University of Rochester Medical Center
June 27, 2022
It’s one of the most common questions to have after finding out you have cancer, especially if others in your family have had cancer, too: How did I get cancer and could it have been passed from a family member?
Research shows about 10% of cancers have a hereditary component, meaning the person inherited a mutation in their genes that puts them at an increased risk of developing certain types of cancer.
If you’ve ever had a cancer diagnosis, you may be eligible for genetic testing, but you may have some questions before you take the leap. Ashley Hendershot, D.N.P., F.N.P.-B.C., B.S.N., works as a nurse practitioner with Wilmot Cancer Institute’s Hereditary Cancer Screening and Risk Reduction Program and answers some common questions below.
Should all cancer survivors get genetic testing?
It depends on the type of cancer. Most cancer types meet criteria for genetic testing. Some of the most common cancer types that meet criteria include breast, ovarian, prostate, pancreatic, colon, and uterine. However, some cancer types are not associated with genetic predisposition and are usually related to environmental exposures. For example, lung cancer tends to be tied with smoking or other risk factors in the environment, while cervical cancer is most often caused by a previous HPV infection.
No matter what kind of cancer you had, if you are interested in knowing about whether you should get genetic testing, you should feel empowered to talk with your primary care provider or oncology team.
What are the benefits for genetic testing in cancer survivors?
Genetic testing is recommended for many cancer types, even if you are a cancer survivor. Some individuals with a genetic predisposition to cancer (also called pathogenic variants) may be at risk for other cancer types or a recurrence of their first cancer and should be watched more carefully than those with average risk. You may need more frequent cancer screenings for some types of cancer if you are found to have a genetic mutation tied to particular types of cancer.
Genetic testing information is also helpful for family members. If you test positive for a genetic predisposition to cancer, all of your first-degree relatives (parents, siblings and children) have a 50% chance of also having the same genetic predisposition. They should be informed of your genetic predisposition to cancer and offered genetic testing to determine their own risk.
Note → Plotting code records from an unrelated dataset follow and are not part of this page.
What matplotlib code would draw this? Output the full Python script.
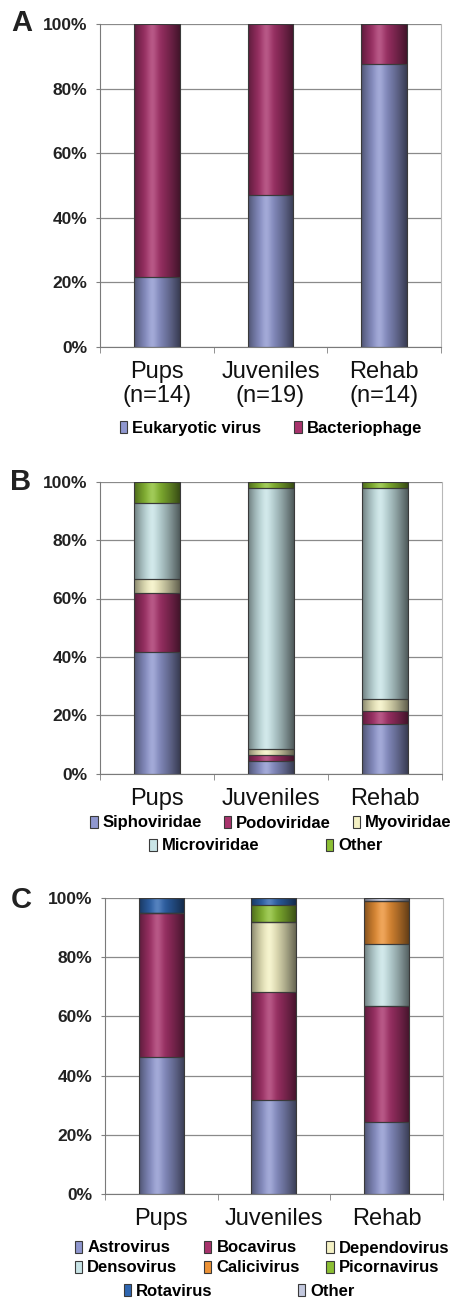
import numpy as np
import matplotlib
matplotlib.use('Agg')
import matplotlib.pyplot as plt
from matplotlib.patches import Patch
from matplotlib.colors import to_rgb

plt.rcParams['font.family'] = ['Liberation Sans', 'DejaVu Sans']

# ---- data (percent of reads) ----
groups = ['Pups', 'Juveniles', 'Rehab']
groupsA = ['Pups\n(n=14)', 'Juveniles\n(n=19)', 'Rehab\n(n=14)']

# A: eukaryotic virus vs bacteriophage
eukaryotic = [21.7, 47.1, 87.5]
bacteriophage = [78.3, 52.9, 12.5]

# B: phage families
sipho = [41.8, 4.5, 16.9]
podo = [20.0, 1.9, 4.7]
myo = [4.9, 2.0, 4.1]
micro = [26.1, 89.6, 72.3]
otherB = [7.2, 2.0, 2.0]

# C: eukaryotic virus groups
astro = [46.4, 31.8, 24.3]
boca = [48.3, 36.5, 39.3]
dependo = [0.0, 23.6, 0.0]
denso = [0.0, 0.0, 20.8]
calici = [0.0, 0.0, 14.6]
picorna = [0.0, 5.6, 0.0]
rota = [5.3, 2.5, 0.0]
otherC = [0.0, 0.0, 1.0]

# colours
c_blue = '#8f97cf'
c_red = '#a8336c'
c_yellow = '#f4f1c4'
c_cyan = '#c8e4e6'
c_green = '#8cbf34'
c_orange = '#ec9236'
c_rota = '#2f66b0'
c_other = '#c3c8de'

W, H = 459, 1301
fig = plt.figure(figsize=(W / 100, H / 100), dpi=100)


def fx(px):
  return px / W


def fy(py):
  return 1 - py / H


def shade(ax, rects, color):
  # cylinder-like shading like the old Excel bars
  t = np.linspace(0, 1, 64)
  d = np.where(t < 0.4, 0.45 * ((0.4 - t) / 0.4) ** 1.6, 0.6 * ((t - 0.4) / 0.6) ** 1.3)
  h = 0.18 * np.exp(-((t - 0.4) / 0.12) ** 2)
  base = np.array(to_rgb(color))
  img = base[None, :] * (1 - d[:, None]) + h[:, None] * (1 - base[None, :])
  img = np.clip(img, 0, 1)[None, :, :]
  for r in rects:
    if r.get_height() <= 0:
      continue
    x0, y0 = r.get_x(), r.get_y()
    ax.imshow(img, extent=[x0, x0 + r.get_width(), y0, y0 + r.get_height()],
              aspect='auto', interpolation='bilinear', zorder=2.5)


def stacked(ax, series, colors, labels):
  x = np.arange(len(groups))
  bottom = np.zeros(len(groups))
  handles = []
  for vals, col, lab in zip(series, colors, labels):
    vals = np.array(vals)
    bars = ax.bar(x, vals, 0.4, bottom=bottom, color=col, zorder=2, linewidth=0)
    shade(ax, bars, col)
    ax.bar(x, vals, 0.4, bottom=bottom, fill=False, edgecolor='#3a3a3a', linewidth=0.8, zorder=3)
    bottom = bottom + vals
    handles.append(Patch(facecolor=col, edgecolor='#3a3a3a', linewidth=0.8, label=lab))
  return handles


def style(ax, ticklabels):
  ax.set_xlim(-0.5, 2.5)
  ax.set_ylim(0, 100)
  ax.set_yticks([0, 20, 40, 60, 80, 100])
  ax.set_yticklabels(['0%', '20%', '40%', '60%', '80%', '100%'], fontsize=12.5, fontweight='bold', color='#222222')
  ax.set_xticks([0, 1, 2])
  ax.set_xticklabels(ticklabels, fontsize=17, color='#111111', linespacing=1.1)
  ax.set_xticks([-0.5, 0.5, 1.5, 2.5], minor=True)
  ax.tick_params(axis='x', which='major', length=0, pad=10)
  ax.tick_params(axis='x', which='minor', length=4, color='#808080', direction='out')
  ax.tick_params(axis='y', length=3, color='#808080', pad=6)
  ax.grid(axis='y', color='#8a8a8a', linewidth=0.9, zorder=1)
  ax.set_axisbelow(True)
  for s in ['left', 'bottom']:
    ax.spines[s].set_color('#7a7a7a')
  for s in ['top', 'right']:
    ax.spines[s].set_color('#b8b8b8')
  ax.spines['top'].set_visible(False)


leg_kw = dict(frameon=False, handlelength=0.45, handleheight=0.75, handletextpad=0.3,
              borderaxespad=0, borderpad=0,
              prop={'family': ['Liberation Sans', 'DejaVu Sans'], 'weight': 'bold', 'size': 12})

# ---- Panel A ----
axA = fig.add_axes([fx(100), fy(347), fx(341), 323 / H])
hA = stacked(axA, [eukaryotic, bacteriophage], [c_blue, c_red], ['Eukaryotic virus', 'Bacteriophage'])
style(axA, groupsA)
fig.legend(handles=hA, loc='center', bbox_to_anchor=(fx(271), fy(428)), ncol=2, columnspacing=2.0, **leg_kw)
fig.text(fx(11), fy(23), 'A', fontsize=21, fontweight='bold', va='center', ha='left', color='#222222')

# ---- Panel B ----
axB = fig.add_axes([fx(100), fy(773.7), fx(342), 292 / H])
hB = stacked(axB, [sipho, podo, myo, micro, otherB],
             [c_blue, c_red, c_yellow, c_cyan, c_green],
             ['Siphoviridae', 'Podoviridae', 'Myoviridae', 'Microviridae', 'Other'])
style(axB, groups)
fig.legend(handles=hB[:3], loc='center', bbox_to_anchor=(fx(271), fy(823)), ncol=3, columnspacing=1.3, **leg_kw)
fig.legend(handles=hB[3:], loc='center', bbox_to_anchor=(fx(266), fy(846)), ncol=2, columnspacing=4.0, **leg_kw)
fig.text(fx(10), fy(482), 'B', fontsize=21, fontweight='bold', va='center', ha='left', color='#222222')

# ---- Panel C ----
axC = fig.add_axes([fx(105), fy(1194.3), fx(337.7), 296.6 / H])
hC = stacked(axC, [astro, boca, dependo, denso, calici, picorna, rota, otherC],
             [c_blue, c_red, c_yellow, c_cyan, c_orange, c_green, c_rota, c_other],
             ['Astrovirus', 'Bocavirus', 'Dependovirus', 'Densovirus', 'Calicivirus',
              'Picornavirus', 'Rotavirus', 'Other'])
style(axC, groups)
# excel-like row order: reorder for column-major fill
rows12 = [hC[0], hC[3], hC[1], hC[4], hC[2], hC[5]]
fig.legend(handles=rows12, loc='center', bbox_to_anchor=(fx(262), fy(1258)), ncol=3, columnspacing=1.6,
           labelspacing=0.3, **leg_kw)
fig.legend(handles=hC[6:], loc='center', bbox_to_anchor=(fx(239), fy(1291.5)), ncol=2, columnspacing=5.1, **leg_kw)
fig.text(fx(11), fy(900), 'C', fontsize=21, fontweight='bold', va='center', ha='left', color='#222222')

fig.savefig('out.png', dpi=100)
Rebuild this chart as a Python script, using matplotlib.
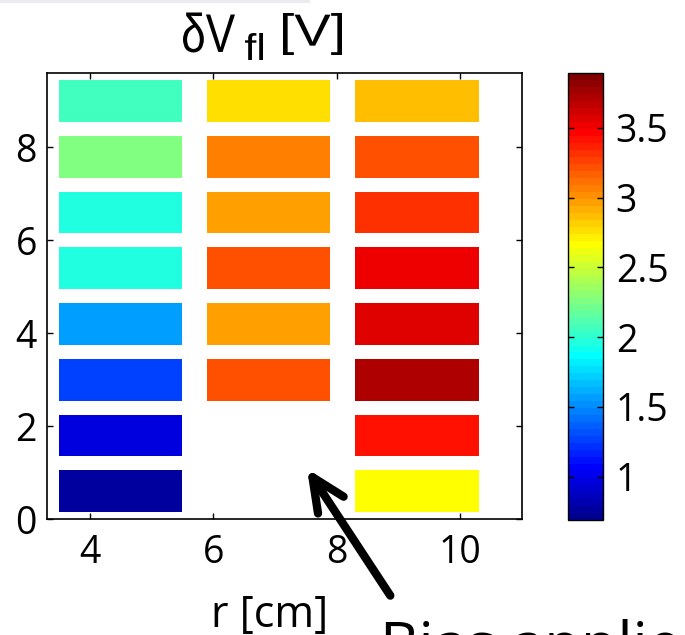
import numpy as np
import matplotlib
matplotlib.use("Agg")
import matplotlib.pyplot as plt
from matplotlib.colors import ListedColormap, Normalize
from matplotlib.patches import Rectangle, PathPatch
from matplotlib.collections import PatchCollection
from matplotlib.textpath import TextPath
from matplotlib.font_manager import FontProperties
from matplotlib.transforms import Affine2D

# probe radial positions (cell centres, cm) and cell width
r_pos = [4.5, 6.9, 9.3]
r_width = 2.0
# probe heights: lower edge of each row and row height
z_low = [0.15, 1.35, 2.55, 3.75, 4.95, 6.15, 7.35, 8.55]
z_height = 0.9

# floating potential fluctuation per column, bottom row first (NaN = no probe)
dvfl_r1 = [0.76, 0.95, 1.25, 1.56, 1.95, 1.95, 2.25, 2.06]
dvfl_r2 = [np.nan, np.nan, 3.20, 2.95, 3.20, 2.95, 3.05, 2.74]
dvfl_r3 = [2.64, 3.40, 3.69, 3.59, 3.50, 3.30, 3.20, 2.87]

c_lim = (0.69, 3.89)
cbar_ticks = [1, 1.5, 2, 2.5, 3, 3.5]
x_ticks = [4, 6, 8, 10]
y_ticks = [0, 2, 4, 6, 8]

# MATLAB style jet with 64 levels
t = np.arange(1, 65) / 64.0
jet64 = ListedColormap(np.stack([np.clip(1.5 - np.abs(4 * t - 3), 0, 1),
                                 np.clip(1.5 - np.abs(4 * t - 2), 0, 1),
                                 np.clip(1.5 - np.abs(4 * t - 1), 0, 1)], axis=1))

plt.rcParams['font.family'] = ['Open Sans', 'DejaVu Sans']

W, H = 685, 635
fig = plt.figure(figsize=(W / 100, H / 100), dpi=100)

def fx(px):
    return px / W

def fy(py):
    return 1 - py / H

ax = fig.add_axes([fx(46.7), fy(519), fx(521.7) - fx(46.7), fy(72.7) - fy(519)])

cells, vals = [], []
for r, col in zip(r_pos, [dvfl_r1, dvfl_r2, dvfl_r3]):
    for z, v in zip(z_low, col):
        if np.isnan(v):
            continue
        cells.append(Rectangle((r - r_width / 2, z), r_width, z_height))
        vals.append(v)

pc = PatchCollection(cells, cmap=jet64, norm=Normalize(*c_lim), edgecolor='none')
pc.set_array(np.array(vals))
ax.add_collection(pc)

ax.set_xlim(3.3, 11.0)
ax.set_ylim(0, 9.61)
ax.set_xticks(x_ticks)
ax.set_yticks(y_ticks)
ax.tick_params(direction='in', length=4, width=1, top=True, right=True,
               labelsize=27)
ax.tick_params(axis='x', pad=11)
ax.tick_params(axis='y', pad=7)
for s in ax.spines.values():
    s.set_linewidth(1.2)

fig.text(fx(270), fy(627), 'r [cm]', fontsize=31, ha='center', va='baseline')


# title: condensed lettering, each piece squeezed into its own box (pixels)
def squeezed_text(s, x0, x1, top, bottom, size=50):
    path = TextPath((0, 0), s, size=size, prop=FontProperties(family='Liberation Sans'))
    ext = path.get_extents()
    sx = (x1 - x0) / ext.width
    sy = (bottom - top) / ext.height
    tr = Affine2D().translate(-ext.x0, -ext.y0).scale(sx, sy).translate(x0, H - bottom)
    fig.patches.append(PathPatch(tr.transform_path(path), facecolor='black',
                                 edgecolor='none', transform=None))


squeezed_text('δV', 183, 235, 12.5, 52.5)
squeezed_text('fl', 245, 263, 33, 60)
squeezed_text('[V]', 283, 342, 13, 55)

# colorbar
cax = fig.add_axes([fx(568.3), fy(520), fx(603.3) - fx(568.3), fy(73.3) - fy(520)])
cb = fig.colorbar(pc, cax=cax, ticks=cbar_ticks)
cb.ax.set_yticklabels(['1', '1.5', '2', '2.5', '3', '3.5'])
cb.ax.tick_params(direction='in', length=4, width=1, left=True, right=True,
                  labelsize=27, pad=9)
cb.outline.set_linewidth(1.0)

# arrow marking where the bias is applied
ax.annotate('', xy=(7.52, 1.08), xytext=(8.87, -1.65), xycoords='data',
            textcoords='data', annotation_clip=False,
            arrowprops=dict(arrowstyle='->,head_length=2.4,head_width=1.1',
                            lw=6, color='black', shrinkA=0, shrinkB=0,
                            capstyle='round', joinstyle='round'))
fig.text(fx(380), fy(665), 'Bias applied', fontsize=43, va='baseline')

# faint strip along the top edge
fig.patches.append(Rectangle((0, fy(3)), fx(310), 1 - fy(3), transform=fig.transFigure,
                             facecolor='#ececf0', edgecolor='none', zorder=0))

fig.savefig('out.png', dpi=100)
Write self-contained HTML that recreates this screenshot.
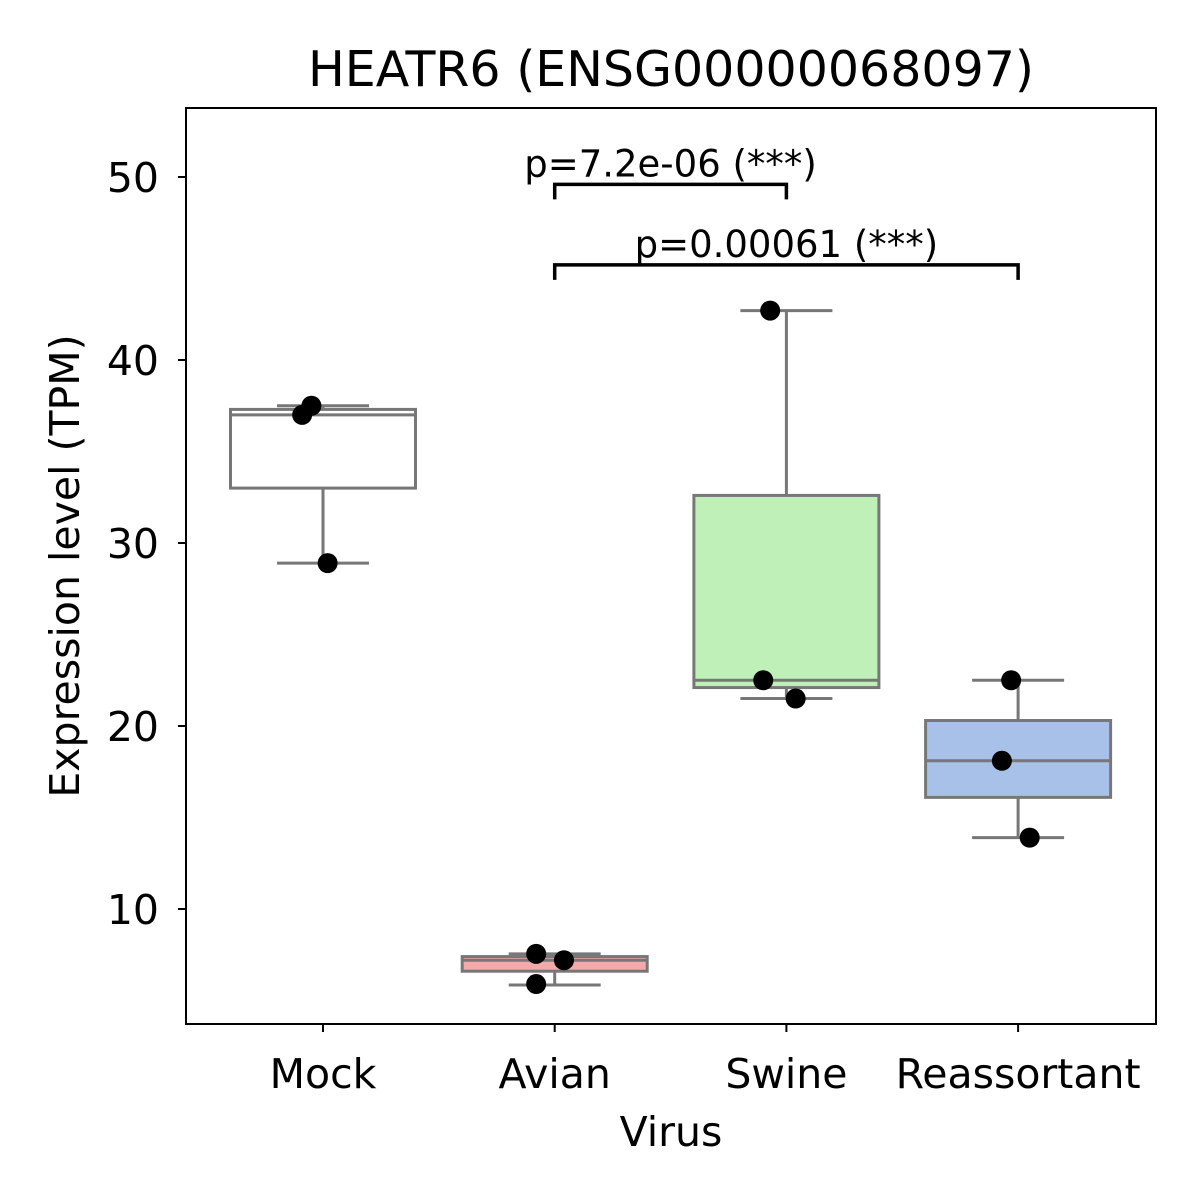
<!DOCTYPE html>
<html><head><meta charset="utf-8"><style>
body{margin:0;background:#fff;}
svg{display:block;font-family:"DejaVu Sans","Liberation Sans",sans-serif;}
</style></head><body>
<svg id="chart" width="1200" height="1200" viewBox="0 0 1200 1200">
<rect width="1200" height="1200" fill="#fff"/>
<g id="plot"></g>
<text x="671" y="86" font-size="49" text-anchor="middle">HEATR6 (ENSG00000068097)</text>
<text x="671" y="1146" font-size="41" text-anchor="middle">Virus</text>
<text transform="translate(79,566) rotate(-90)" font-size="41" text-anchor="middle">Expression level (TPM)</text>
<rect x="186" y="108" width="970" height="916" fill="none" stroke="#000" stroke-width="2"/>
</svg>
<script>
const categories = ["Mock","Avian","Swine","Reassortant"];
const colors = ["#ffffff","#f2aaaa","#bff0b8","#a8c1e9"];
const whiskerLow = [28.9, 5.85, 21.5, 13.9];
const q1 = [33.0, 6.6, 22.1, 16.1];
const medians = [37.0, 7.2, 22.5, 18.1];
const q3 = [37.3, 7.4, 32.6, 20.3];
const whiskerHigh = [37.5, 7.55, 42.7, 22.5];
const points = [[37.0,37.5,28.9],[7.55,7.2,5.9],[42.7,22.5,21.5],[22.5,18.1,13.9]];
const jitter = [[-0.09,-0.05,0.02],[-0.08,0.04,-0.08],[-0.07,-0.1,0.04],[-0.03,-0.07,0.05]];
const yTicks = [10,20,30,40,50];
const brackets = [{a:1,b:2,y:49.6,label:"p=7.2e-06 (***)"},{a:1,b:3,y:45.2,label:"p=0.00061 (***)"}];

const NS="http://www.w3.org/2000/svg";
const g=document.getElementById('plot');
const y=v=>909-(v-10)*18.3;
const x=i=>323+i*231.7;
const bw=185;
function el(t,a,p){const e=document.createElementNS(NS,t);for(const k in a)e.setAttribute(k,a[k]);(p||g).appendChild(e);return e;}

yTicks.forEach(t=>{
  const l=el('line',{x1:178,x2:186,y1:y(t),y2:y(t),stroke:'#000','stroke-width':2});
  
  
  const tx=el('text',{x:159,y:y(t)+15,'font-size':41,'text-anchor':'end'});tx.textContent=t;
  
  
});
categories.forEach((c,i)=>{
  const cx=x(i);
  const l=el('line',{x1:cx,x2:cx,y1:1024,y2:1032,stroke:'#000','stroke-width':2});
  
  
  const tx=el('text',{x:cx,y:1088,'font-size':41,'text-anchor':'middle'});tx.textContent=c;
  
  
  const grp=el('g',{});
  
  
  const s={stroke:'#777','stroke-width':3};
  el('line',Object.assign({x1:cx,x2:cx,y1:y(whiskerLow[i]),y2:y(q1[i])},s),grp);
  el('line',Object.assign({x1:cx,x2:cx,y1:y(q3[i]),y2:y(whiskerHigh[i])},s),grp);
  el('line',Object.assign({x1:cx-46,x2:cx+46,y1:y(whiskerLow[i]),y2:y(whiskerLow[i])},s),grp);
  el('line',Object.assign({x1:cx-46,x2:cx+46,y1:y(whiskerHigh[i]),y2:y(whiskerHigh[i])},s),grp);
  el('rect',Object.assign({x:cx-bw/2,y:y(q3[i]),width:bw,height:y(q1[i])-y(q3[i]),fill:colors[i]},s),grp);
  el('line',Object.assign({x1:cx-bw/2,x2:cx+bw/2,y1:y(medians[i]),y2:y(medians[i])},s),grp);
  points[i].forEach((p,j)=>{
    const d=el('circle',{cx:cx+jitter[i][j]*231.7,cy:y(p),r:10,fill:'#000'});
    
    
  });
});
brackets.forEach((b,k)=>{
  const x1=x(b.a),x2=x(b.b),yy=y(b.y);
  const p=el('path',{d:`M${x1},${yy+15}V${yy}H${x2}V${yy+15}`,fill:'none',stroke:'#000','stroke-width':3.5});
  
  
  const t=el('text',{x:(x1+x2)/2,y:yy-8,'font-size':37,'text-anchor':'middle'});t.textContent=b.label;
  
  
});
</script>
</body></html>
Can you get genetic testing even if you are many years out from your diagnosis?
Yes! Even if you are several years removed from your cancer diagnosis, if you meet criteria for genetic testing, you should consider it to inform your own risk as well as to inform your family members of their risk.
Is it possible you might need to get genetic testing done more than once in your life as a cancer survivor?
Yes. Genetic testing is constantly changing and evolving as researchers learn more information about the human genome. New genes are added to genetic testing panels as more information is identified. Individuals who had genetic testing before 2014 should discuss updating genetic testing with a panel. Those who have had testing are recommended to check in about any updates to genetic testing every three to five years to ensure they do not need more testing.
How do I get genetic testing?
Talk to your doctor or oncologist about your personal and family history and ask about genetic testing.